Artful crafts : ancient Greek silverware and pottery

Michael Vickers and David Gill

Clarendon Press , Oxford University Press, 1994

大学図書館所蔵 件 / 4



Includes bibliographical references (p. [205]-239) and indexes



Greek vases fill whole wings of museums - from New York to Malibu, from Munich to Paris and London. There has, however, been an important change of emphasis of late - largely initiated by Michael Vickers and David Gill - as a result of which gold and silver have been restored to their central position as markers of wealth and taste. Painted ceramic has now been shown to be a high quality substitute for use in contexts where precious metal would have been inappropriate, notably in tombs, which are the source of the most number of pots that survive complete.
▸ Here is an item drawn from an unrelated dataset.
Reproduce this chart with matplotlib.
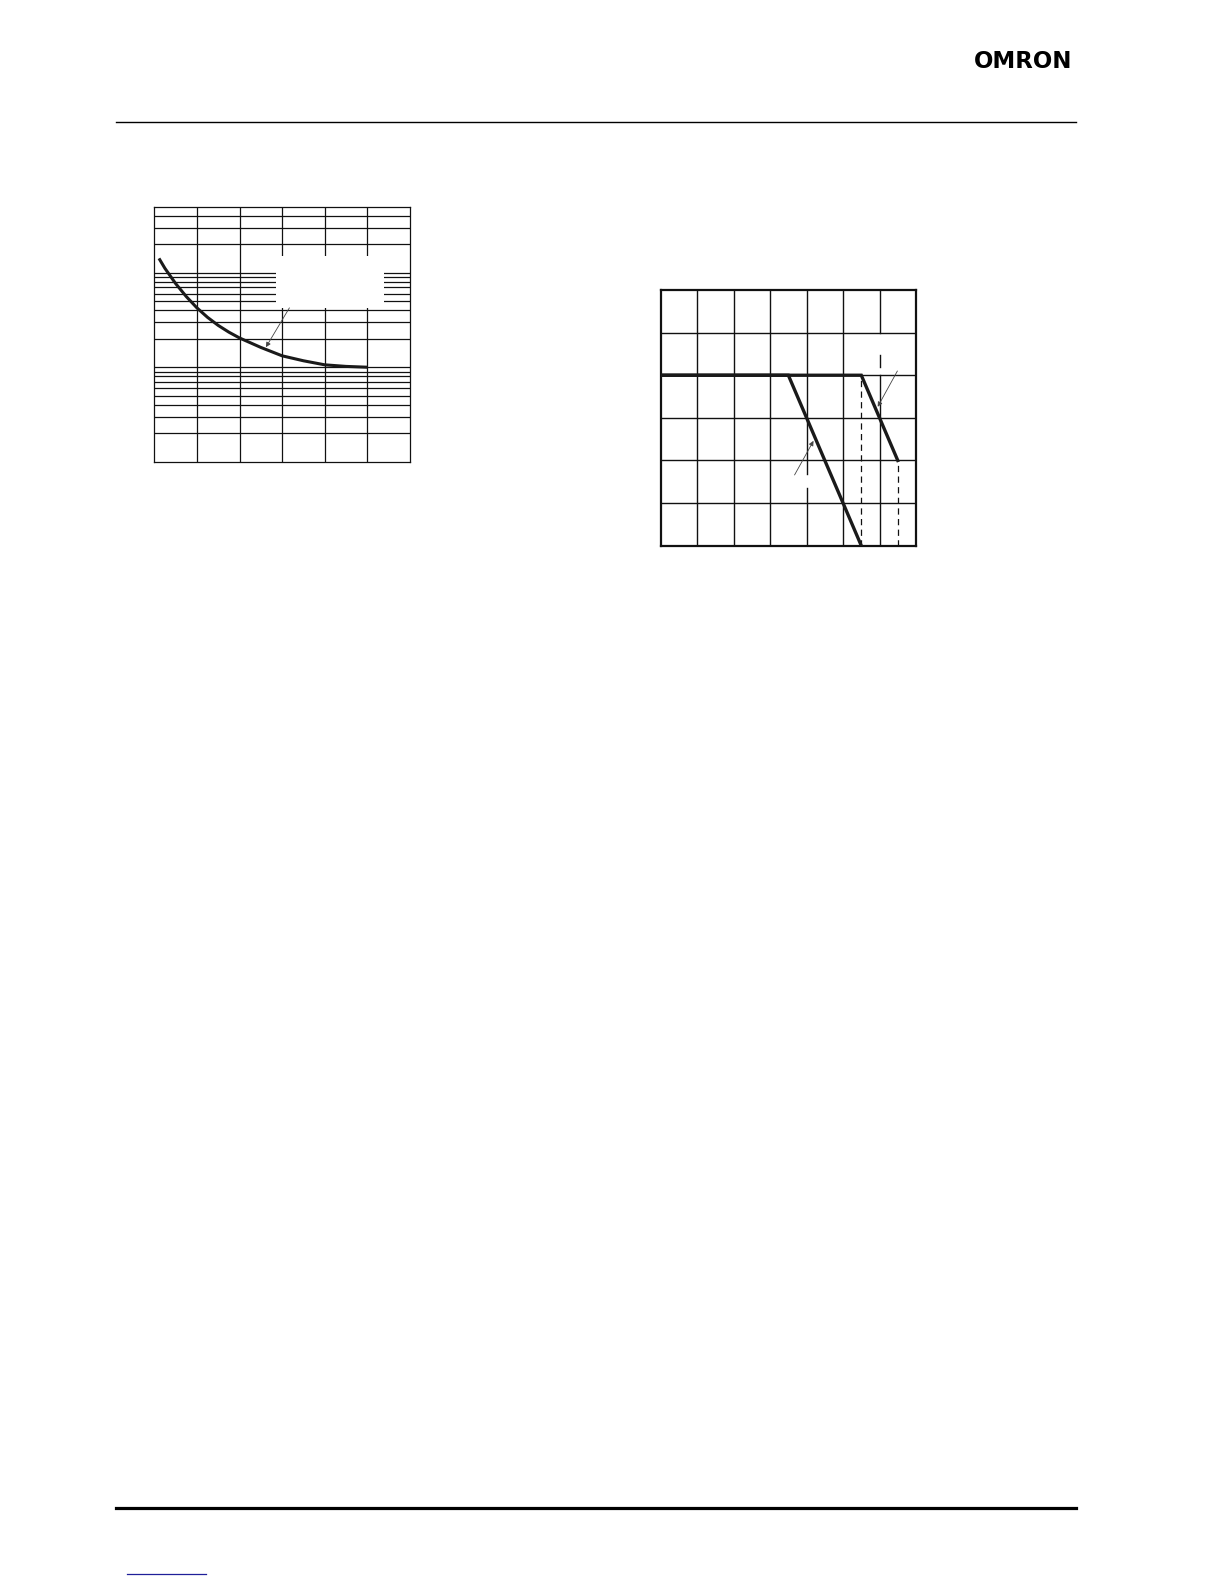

This book demonstrates how Greek pottery first came to be regarded as a high value commodity in the eighteenth century thanks to clever, if not fraudulent, sales techniques; it examines the primary sources, both literary and epigraphic, to find what materials the ancients did consider to be important; and it explores the ways in which work in gold and silver influenced painted pottery. This challenging and important study calls for a radical reappraisal of the ways that the material culture of Greece is presented and discussed today. This book is intended for scholars and students of ancient art and archaeology; classicists and ancient historians, including those on classical civilization courses.